** start of Source material **

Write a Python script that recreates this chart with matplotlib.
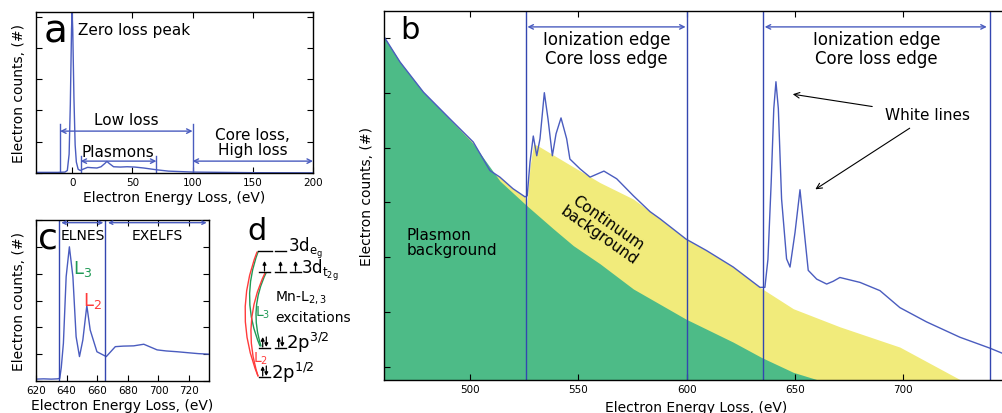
import numpy as np
import matplotlib
matplotlib.use("Agg")
import matplotlib.pyplot as plt
from matplotlib.patches import FancyArrowPatch

BLUE = "#4a5cbf"
LINE = "#3346b0"
GREEN = "#4dbb87"
YELLOW = "#f1eb7b"
L3C = "#1f9a55"
L2C = "#ff3b3b"

# ---- panel a: low loss spectrum
a_energy = [-30, -12, -6, -4, -2.5, -1.5, -0.5, 0, 0.5, 1.5, 2.5, 3.5, 5, 6.7, 9, 12.8, 16,
            20.6, 24, 27, 28.9, 31, 34.4, 40, 45.6, 52, 59.4, 65, 70.6, 80, 100, 150, 200]
a_counts = [0.02, 0.02, 0.03, 0.08, 0.6, 2.2, 4.6, 5.15, 4.6, 2.4, 0.9, 0.35, 0.12, 0.08, 0.12, 0.18,
            0.17, 0.16, 0.2, 0.3, 0.37, 0.3, 0.2, 0.19, 0.2, 0.19, 0.16, 0.13, 0.1, 0.06, 0.03, 0.01, 0.005]

# ---- panel b: core loss spectrum with fitted backgrounds
b_energy = [460.5, 467.7, 478.5, 490.8, 501.5, 509.2, 513.8, 519.8, 525.4, 526.4, 527.7, 529.2,
            530.8, 532.3, 534.3, 536.0, 538.0, 539.7, 542.0, 544.6, 546.1, 550.8, 555.4, 561.8,
            567.7, 575.4, 583.1, 587.7, 599.7, 609.2, 621.5, 633.8, 636.1, 637.5, 639.0, 640.2,
            641.2, 642.3, 643.8, 646.1, 647.7, 650.0, 652.3, 654.3, 656.1, 660.0, 664.6, 667.6,
            670.7, 680.0, 689.2, 698.4, 710.7, 726.1, 740.0, 748.0]
b_counts = [6.25, 5.80, 5.25, 4.76, 4.34, 3.82, 3.70, 3.49, 3.34, 3.36, 3.98, 4.45,
            4.09, 4.40, 5.24, 4.76, 4.09, 4.49, 4.78, 4.40, 4.03, 3.85, 3.70, 3.81,
            3.67, 3.36, 3.07, 2.94, 2.57, 2.36, 2.06, 1.69, 1.69, 2.2, 3.6, 4.95,
            5.44, 4.95, 3.30, 2.21, 2.06, 2.69, 3.47, 2.69, 2.0, 1.84, 1.75, 1.80,
            1.87, 1.78, 1.63, 1.32, 1.06, 0.78, 0.58, 0.45]

plasmon_energy = [460.5, 467.7, 478.5, 490.8, 501.5, 513.8, 526.2, 538.4, 547.7, 560.0, 575.4,
                  599.7, 621.5, 634.6, 649.2, 660.7]
plasmon_counts = [6.25, 5.80, 5.25, 4.75, 4.31, 3.63, 3.18, 2.76, 2.45, 2.12, 1.66,
                  1.11, 0.69, 0.41, 0.14, 0.0]

cont_energy = [460.5, 467.7, 478.5, 490.8, 501.5, 509.2, 513.8, 519.8, 525.4, 526.2, 527.7, 529.3,
               531.0, 545.0, 560.0, 575.4, 587.7, 599.7, 609.2, 621.5, 633.8, 649.2, 670.7, 698.4, 726.5]
cont_counts = [6.25, 5.80, 5.25, 4.76, 4.34, 3.82, 3.70, 3.49, 3.34, 3.18, 3.90, 4.30,
               4.28, 3.95, 3.60, 3.30, 2.94, 2.57, 2.36, 2.06, 1.69, 1.30, 0.97, 0.60, 0.0]

b_edges = [526, 600, 635, 740]

# ---- panel c: background subtracted Mn L2,3 edge
c_energy = [620, 625, 630, 634, 635.5, 636.5, 637.9, 639.7, 641.8, 644.1, 646.2, 648.4, 650.6,
            653.2, 655.4, 659.8, 665.9, 671.8, 677, 683.8, 690.4, 699.1, 705, 712.3, 720, 726, 733]
c_counts = [0.07, 0.08, 0.07, 0.08, 0.1, 0.5, 1.41, 3.89, 5.0, 3.89, 1.65, 0.91, 1.53,
            2.81, 1.90, 1.09, 0.91, 1.28, 1.30, 1.31, 1.37, 1.16, 1.12, 1.09, 1.05, 1.02, 1.0]
c_edges = [635, 665]

W, H = 1002, 414
fig = plt.figure(figsize=(W / 100, H / 100), dpi=100)


def box(l, t, r, b):
    return [l / W, 1 - b / H, (r - l) / W, (b - t) / H]


def style(ax):
    ax.tick_params(direction="in", length=4, width=0.8, top=True, right=True, labelsize=7.5, pad=3)
    for s in ax.spines.values():
        s.set_linewidth(1.0)
    ax.set_yticklabels([])


def darrow(ax, x0, x1, y, ms=8):
    ax.annotate("", xy=(x0, y), xytext=(x1, y),
                arrowprops=dict(arrowstyle="<->", color=BLUE, lw=1, shrinkA=0, shrinkB=0,
                                mutation_scale=ms))


# ---------------- a
axa = fig.add_axes(box(36, 13, 313, 174))
axa.plot(a_energy, a_counts, color=BLUE, lw=1)
axa.set_xlim(-30, 200)
axa.set_ylim(0, 5.15)
axa.set_xticks([0, 50, 100, 150, 200])
axa.set_yticks([0, 1, 2, 3, 4, 5])
style(axa)
axa.set_xlabel("Electron Energy Loss, (eV)", fontsize=10, labelpad=2)
axa.set_ylabel("Electron counts, (#)", fontsize=10, labelpad=4)
axa.text(-13.5, 4.55, "a", fontsize=28, ha="center", va="center")
axa.text(5, 4.6, "Zero loss peak", fontsize=11, ha="left", va="center")
for xv, top in [(-10, 1.57), (100, 1.57), (7, 0.54), (70, 0.54)]:
    axa.plot([xv, xv], [0, top], color=BLUE, lw=1)
darrow(axa, -10, 100, 1.34)
darrow(axa, 7, 70, 0.38)
darrow(axa, 100, 200, 0.38)
axa.text(45, 1.70, "Low loss", fontsize=11, ha="center", va="center")
axa.text(38, 0.70, "Plasmons", fontsize=11, ha="center", va="center")
axa.text(150, 0.98, "Core loss,\nHigh loss", fontsize=11, ha="center", va="center", linespacing=1.0)

# ---------------- c
axc = fig.add_axes(box(36, 221, 209, 382))
axc.plot(c_energy, c_counts, color=BLUE, lw=1)
axc.set_xlim(620, 733)
axc.set_ylim(0, 6)
axc.set_xticks([620, 640, 660, 680, 700, 720])
axc.set_yticks([0, 1, 2, 3, 4, 5, 6])
style(axc)
axc.set_xlabel("Electron Energy Loss, (eV)", fontsize=10, labelpad=2)
axc.set_ylabel("Electron counts, (#)", fontsize=10, labelpad=4)
for e in c_edges:
    axc.axvline(e, color=LINE, lw=1)
darrow(axc, 636.5, 664, 5.9, ms=6)
darrow(axc, 667, 731.5, 5.9, ms=6)
axc.text(627.5, 5.35, "c", fontsize=26, ha="center", va="center")
axc.text(650.5, 5.45, "ELNES", fontsize=10, ha="center", va="center")
axc.text(699, 5.45, "EXELFS", fontsize=10, ha="center", va="center")
axc.text(644.3, 4.2, "L$_3$", fontsize=13, color=L3C, ha="left", va="center")
axc.text(650.8, 3.0, "L$_2$", fontsize=13, color=L2C, ha="left", va="center")

# ---------------- b
axb = fig.add_axes(box(384, 12, 1008, 381))
axb.fill_between(cont_energy, 0, cont_counts, color=YELLOW, lw=0)
axb.fill_between(plasmon_energy, 0, plasmon_counts, color=GREEN, lw=0)
axb.plot(b_energy, b_counts, color=BLUE, lw=1)
for e in b_edges:
    axb.axvline(e, color=LINE, lw=1)
axb.set_xlim(460.3, 748.3)
axb.set_ylim(0, 6.73)
axb.set_xticks([500, 550, 600, 650, 700])
axb.set_yticks(np.arange(0.24, 6.7, 1.0))
style(axb)
axb.set_xlabel("Electron Energy Loss, (eV)", fontsize=10, labelpad=4)
axb.set_ylabel("Electron counts, (#)", fontsize=10, labelpad=4)
axb.text(472.3, 6.39, "b", fontsize=22, ha="center", va="center")
darrow(axb, 526.5, 599.5, 6.44)
darrow(axb, 636, 738.5, 6.44)
axb.text(563, 6.04, "Ionization edge\nCore loss edge", fontsize=12, ha="center", va="center",
         linespacing=1.05)
axb.text(687.5, 6.04, "Ionization edge\nCore loss edge", fontsize=12, ha="center", va="center",
         linespacing=1.05)
axb.text(711, 4.84, "White lines", fontsize=11, ha="center", va="center")
axb.annotate("", xy=(647.7, 5.22), xytext=(686.9, 4.98),
             arrowprops=dict(arrowstyle="->", color="black", lw=0.8, mutation_scale=10))
axb.annotate("", xy=(658.3, 3.45), xytext=(704, 4.62),
             arrowprops=dict(arrowstyle="->", color="black", lw=0.8, mutation_scale=10))
axb.text(470.9, 2.51, "Plasmon\nbackground", fontsize=11, ha="left", va="center", linespacing=1.0)
axb.text(561.5, 2.76, "Continuum\nbackground", fontsize=11, ha="center", va="center",
         rotation=-35, linespacing=1.0)

# ---------------- d : energy level scheme
axd = fig.add_axes(box(235, 215, 380, 400))
axd.set_xlim(235, 380)
axd.set_ylim(400, 215)
axd.axis("off")
axd.text(257, 231, "d", fontsize=22, ha="center", va="center")

levels = {"eg": (252, [(258, 272), (275, 286)]),
          "t2g": (273, [(259, 270), (275, 286), (290, 301)]),
          "p32": (349, [(259, 270), (275, 286)]),
          "p12": (378, [(259, 270)])}
for name, (yl, segs) in levels.items():
    for x0, x1 in segs:
        axd.plot([x0, x1], [yl, yl], color="black", lw=1)


def spin(x, yb, up=True):
    y0, y1 = (yb - 1, yb - 11) if up else (yb - 11, yb - 1)
    axd.annotate("", xy=(x, y1), xytext=(x, y0),
                 arrowprops=dict(arrowstyle="-|>", color="black", lw=0.9, mutation_scale=5,
                                 shrinkA=0, shrinkB=0))


for x0, x1 in levels["t2g"][1]:
    spin((x0 + x1) / 2, 273)
for key in ["p32", "p12"]:
    yl, segs = levels[key]
    for x0, x1 in segs:
        xm = (x0 + x1) / 2
        spin(xm - 1.8, yl, True)
        spin(xm + 1.8, yl, False)

axd.text(288, 248, "3d$_{\\mathregular{e_g}}$", fontsize=12, ha="left", va="center")
axd.text(301, 270, "3d$_{\\mathregular{t_{2g}}}$", fontsize=12, ha="left", va="center")
axd.text(275, 298, "Mn-L$_{2,3}$", fontsize=10, ha="left", va="center")
axd.text(275, 318, "excitations", fontsize=10, ha="left", va="center")
axd.text(286, 343, "2p$^{3/2}$", fontsize=13, ha="left", va="center")
axd.text(271, 373, "2p$^{1/2}$", fontsize=13, ha="left", va="center")
axd.text(263, 313, "L$_3$", fontsize=10, color=L3C, ha="center", va="center")
axd.text(261, 359, "L$_2$", fontsize=10, color=L2C, ha="center", va="center")

for (p0, p1, col, rad) in [((258, 253), (260, 347), L3C, 0.2),
                           ((266, 274), (261, 347), L3C, 0.2),
                           ((257, 253), (258, 377), L2C, 0.2),
                           ((265, 274), (258, 377), L2C, 0.2)]:
    axd.add_patch(FancyArrowPatch(p0, p1, arrowstyle="-", color=col, lw=1,
                                  connectionstyle=f"arc3,rad={rad}", shrinkA=0, shrinkB=0))

fig.savefig("out.png", dpi=100)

** end of Source material **

◆ **Goal**:
Leave out the pictures and restate, word for word, the lines from the top of the data through the line containing "b_edges = [526, 600, 635, 740]", both included.

◆ **Reply**:
Write a Python script that recreates this chart with matplotlib.
import numpy as np
import matplotlib
matplotlib.use("Agg")
import matplotlib.pyplot as plt
from matplotlib.patches import FancyArrowPatch

BLUE = "#4a5cbf"
LINE = "#3346b0"
GREEN = "#4dbb87"
YELLOW = "#f1eb7b"
L3C = "#1f9a55"
L2C = "#ff3b3b"

# ---- panel a: low loss spectrum
a_energy = [-30, -12, -6, -4, -2.5, -1.5, -0.5, 0, 0.5, 1.5, 2.5, 3.5, 5, 6.7, 9, 12.8, 16,
            20.6, 24, 27, 28.9, 31, 34.4, 40, 45.6, 52, 59.4, 65, 70.6, 80, 100, 150, 200]
a_counts = [0.02, 0.02, 0.03, 0.08, 0.6, 2.2, 4.6, 5.15, 4.6, 2.4, 0.9, 0.35, 0.12, 0.08, 0.12, 0.18,
            0.17, 0.16, 0.2, 0.3, 0.37, 0.3, 0.2, 0.19, 0.2, 0.19, 0.16, 0.13, 0.1, 0.06, 0.03, 0.01, 0.005]

# ---- panel b: core loss spectrum with fitted backgrounds
b_energy = [460.5, 467.7, 478.5, 490.8, 501.5, 509.2, 513.8, 519.8, 525.4, 526.4, 527.7, 529.2,
            530.8, 532.3, 534.3, 536.0, 538.0, 539.7, 542.0, 544.6, 546.1, 550.8, 555.4, 561.8,
            567.7, 575.4, 583.1, 587.7, 599.7, 609.2, 621.5, 633.8, 636.1, 637.5, 639.0, 640.2,
            641.2, 642.3, 643.8, 646.1, 647.7, 650.0, 652.3, 654.3, 656.1, 660.0, 664.6, 667.6,
            670.7, 680.0, 689.2, 698.4, 710.7, 726.1, 740.0, 748.0]
b_counts = [6.25, 5.80, 5.25, 4.76, 4.34, 3.82, 3.70, 3.49, 3.34, 3.36, 3.98, 4.45,
            4.09, 4.40, 5.24, 4.76, 4.09, 4.49, 4.78, 4.40, 4.03, 3.85, 3.70, 3.81,
            3.67, 3.36, 3.07, 2.94, 2.57, 2.36, 2.06, 1.69, 1.69, 2.2, 3.6, 4.95,
            5.44, 4.95, 3.30, 2.21, 2.06, 2.69, 3.47, 2.69, 2.0, 1.84, 1.75, 1.80,
            1.87, 1.78, 1.63, 1.32, 1.06, 0.78, 0.58, 0.45]

plasmon_energy = [460.5, 467.7, 478.5, 490.8, 501.5, 513.8, 526.2, 538.4, 547.7, 560.0, 575.4,
                  599.7, 621.5, 634.6, 649.2, 660.7]
plasmon_counts = [6.25, 5.80, 5.25, 4.75, 4.31, 3.63, 3.18, 2.76, 2.45, 2.12, 1.66,
                  1.11, 0.69, 0.41, 0.14, 0.0]

cont_energy = [460.5, 467.7, 478.5, 490.8, 501.5, 509.2, 513.8, 519.8, 525.4, 526.2, 527.7, 529.3,
               531.0, 545.0, 560.0, 575.4, 587.7, 599.7, 609.2, 621.5, 633.8, 649.2, 670.7, 698.4, 726.5]
cont_counts = [6.25, 5.80, 5.25, 4.76, 4.34, 3.82, 3.70, 3.49, 3.34, 3.18, 3.90, 4.30,
               4.28, 3.95, 3.60, 3.30, 2.94, 2.57, 2.36, 2.06, 1.69, 1.30, 0.97, 0.60, 0.0]

b_edges = [526, 600, 635, 740]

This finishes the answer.